Craig Schuster of Faribault partially answered that question after he and wife Kathy pulled onto Central Avenue in their 1969 Cadillac ambulance during the recent Faribault Car Cruise Night. I practically pounced to get answers from the couple who are members of The Professional Car Society, Northland Chapter, and have also owned a hearse.
For Craig, the interest in ambulances stretches back to his youth. Growing up in Waseca during the 1950s and 1960s, he admired the ambulances driving through town on their way to Rochester.
“They just tripped my trigger,” says Craig. “I always said, ‘I’m going to work in, drive and own one.’”
And he did—all three. Craig is a casual EMT, plus a barber, although his wife laughs and admits that’s hard to believe given her husband’s long silver pony tail.
The couple’s attachment to ambulances, specifically the 1969 Cadillac, is assuredly one of devotion. They sold the Cadillac in 2006 after four years of ownership, then bought it back this spring. Why? Says Kathy: “We like it.”
Part of Craig’s affection for this particular ambulance likely comes from his belief (or perhaps more accurately, wishful thinking) that this could be the very same ambulance used in the 1977-1983 television drama CHiPS. His ambulance, he claims, is identical to the one seen in the show which features the adventures of two motorcycle-riding California highway patrolmen.
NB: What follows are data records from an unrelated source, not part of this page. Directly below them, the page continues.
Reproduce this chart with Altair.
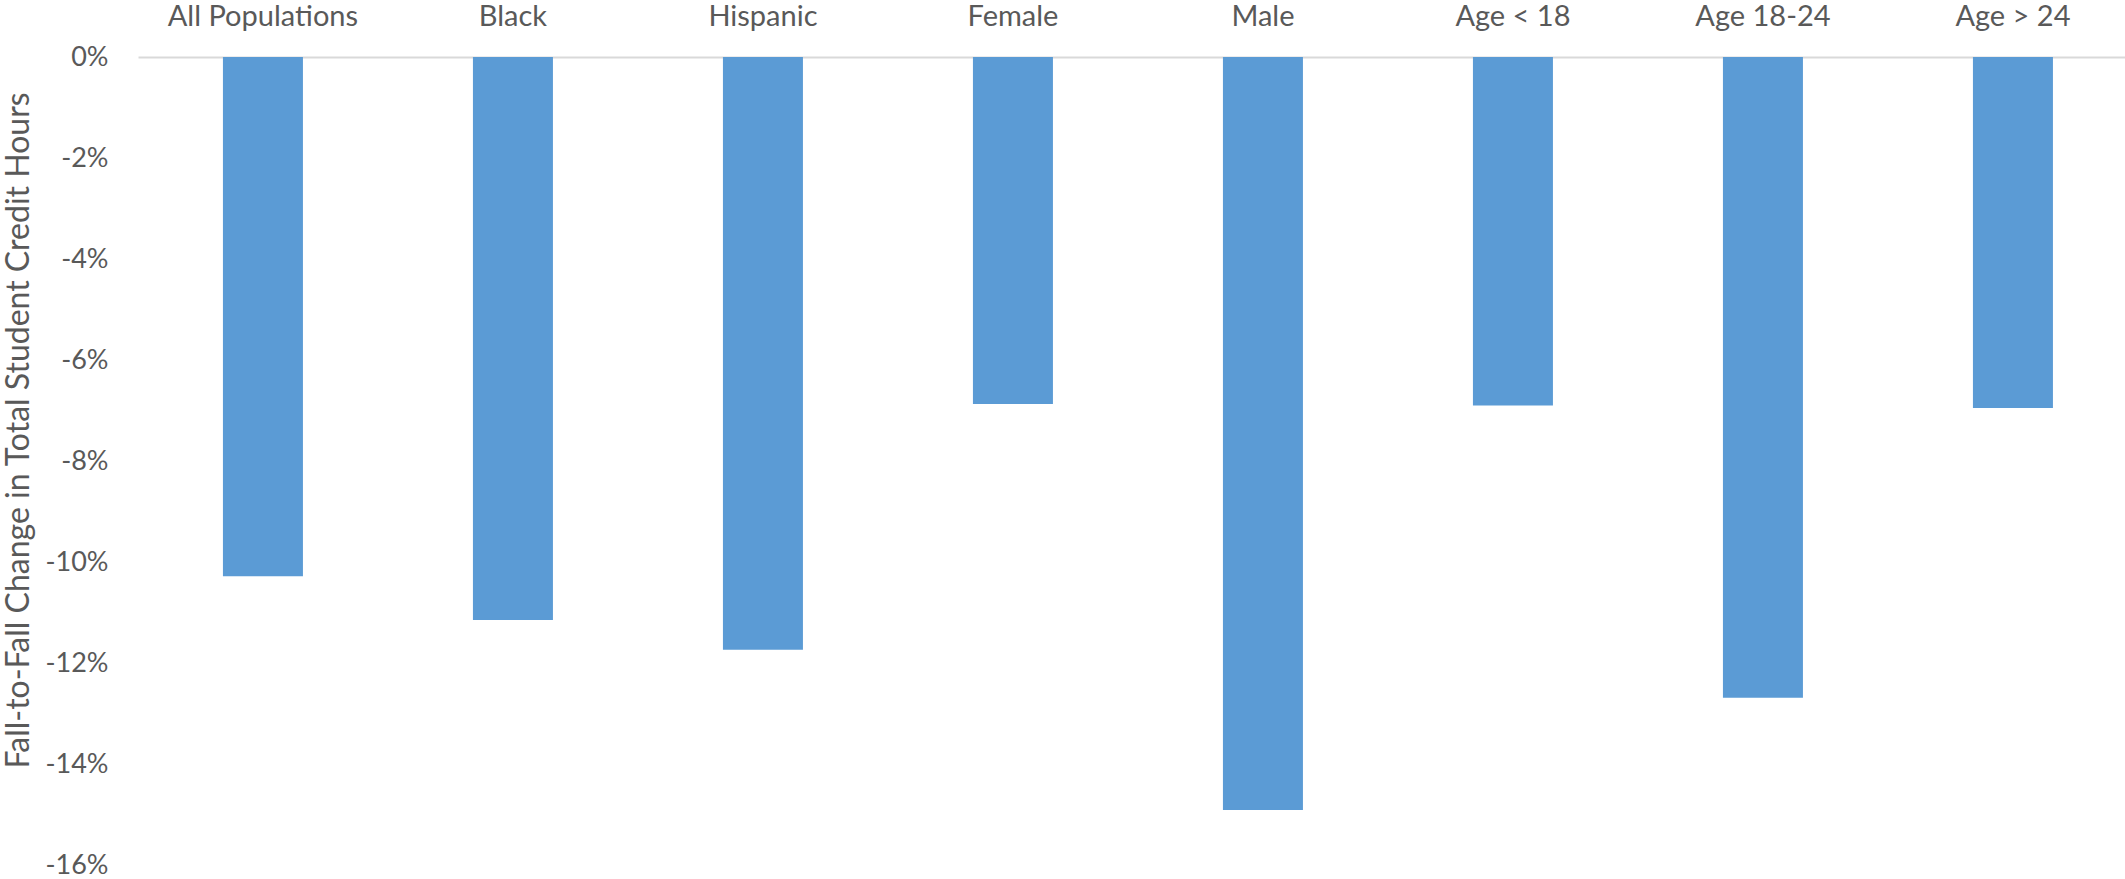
import altair as alt
import pandas as pd

# Fall-to-fall change in total student credit hours, by population group
groups = ["All Populations", "Black", "Hispanic", "Female", "Male",
          "Age < 18", "Age 18-24", "Age > 24"]
changes = [-0.1028, -0.1115, -0.1174, -0.0687, -0.1491, -0.0690, -0.1269, -0.0695]
y_ticks = [0, -0.02, -0.04, -0.06, -0.08, -0.10, -0.12, -0.14, -0.16]

df = pd.DataFrame({"group": groups, "change": changes})

FONT = "Lato"
TEXT = "#595959"

chart = (
    alt.Chart(df)
    .mark_bar(color="#5B9BD5")
    .encode(
        x=alt.X(
            "group:N",
            sort=groups,
            # 250 px per category; the last category runs past the right edge
            scale=alt.Scale(paddingInner=0.68, paddingOuter=0.314, align=0.541),
            axis=alt.Axis(
                orient="top",
                title=None,
                labelAngle=0,
                labelFont=FONT,
                labelFontSize=29,
                labelColor=TEXT,
                labelPadding=26,
                labelLimit=400,
                ticks=False,
                domainColor="#D9D9D9",
                domainWidth=2,
            ),
        ),
        y=alt.Y(
            "change:Q",
            scale=alt.Scale(domain=[-0.16, 0], nice=False),
            axis=alt.Axis(
                values=y_ticks,
                format=".0%",
                labelExpr="replace(datum.label, '\u2212', '-')",
                title="Fall-to-Fall Change in Total Student Credit Hours",
                titleFont=FONT,
                titleFontSize=32,
                titleFontWeight="normal",
                titleColor=TEXT,
                titleAngle=270,
                titleAlign="center",
                titleBaseline="middle",
                titleX=-120,
                titleY=373,
                labelFont=FONT,
                labelFontSize=27,
                labelColor=TEXT,
                labelPadding=30,
                ticks=False,
                domain=False,
                grid=False,
            ),
        ),
    )
    .properties(
        width=1987,
        height=808,
        background="white",
        autosize=alt.AutoSizeParams(type="none"),
        padding={"left": 138, "top": 57, "right": 0, "bottom": 14},
    )
    .configure_view(strokeWidth=0)
)

chart.save("out.html", embed_options={"renderer": "svg", "actions": False})
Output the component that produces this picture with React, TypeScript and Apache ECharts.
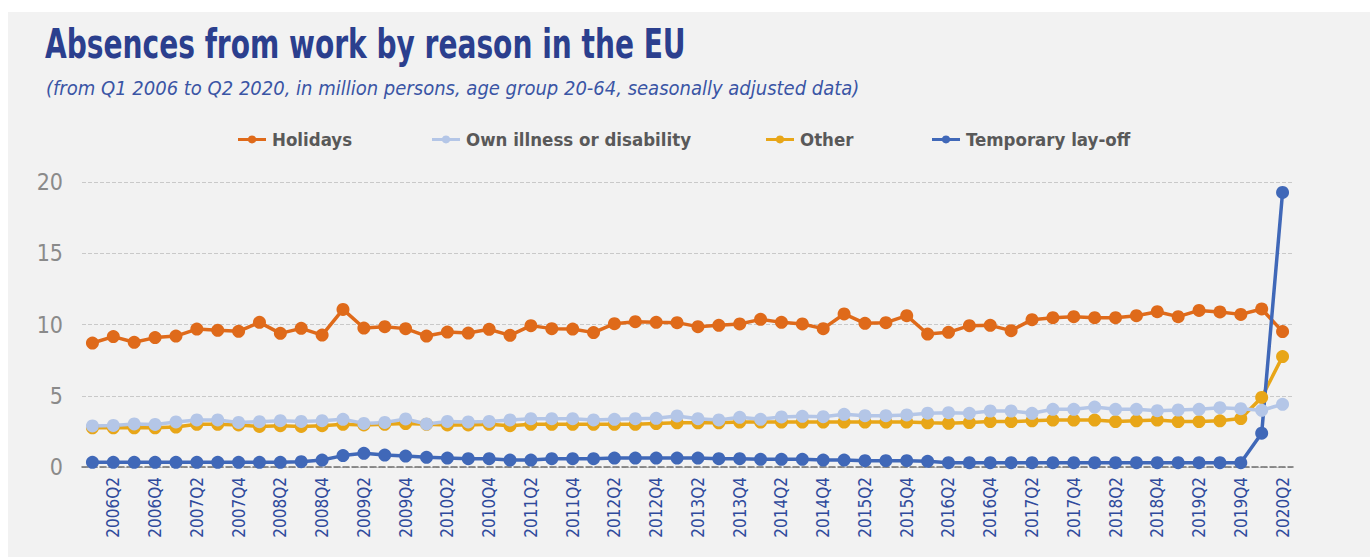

I really remember only the handsome and macho Erik Estrada in his role as Frank “Ponch” Poncherello. The ambulance? What ambulance?
As Craig tells it, his 1969 Cadillac ambulance came from southern California and was on the verge of being crushed in a salvage yard when it was rescued and brought to Minnesota.
“I wish this thing could talk,” Craig says. “Maybe it would say, ‘Yes, I’m the one (from the ChiPS show).’”
Though Craig doesn’t know the detailed history of his ambulance, he can tell you about the patient he’s transporting. The man overdosed on bad acid at Woodstock, the 1969 music festival in New York which attracted more than half a million attendees and went down in music history.
Or if you prefer the truthful version, the mannequin comes from a Northfield barbershop and is placed in the front window during that community’s annual Defeat of Jesse James Days celebration in early September.
So there you go—one man’s fun with his vintage ambulance and the reason he owns it.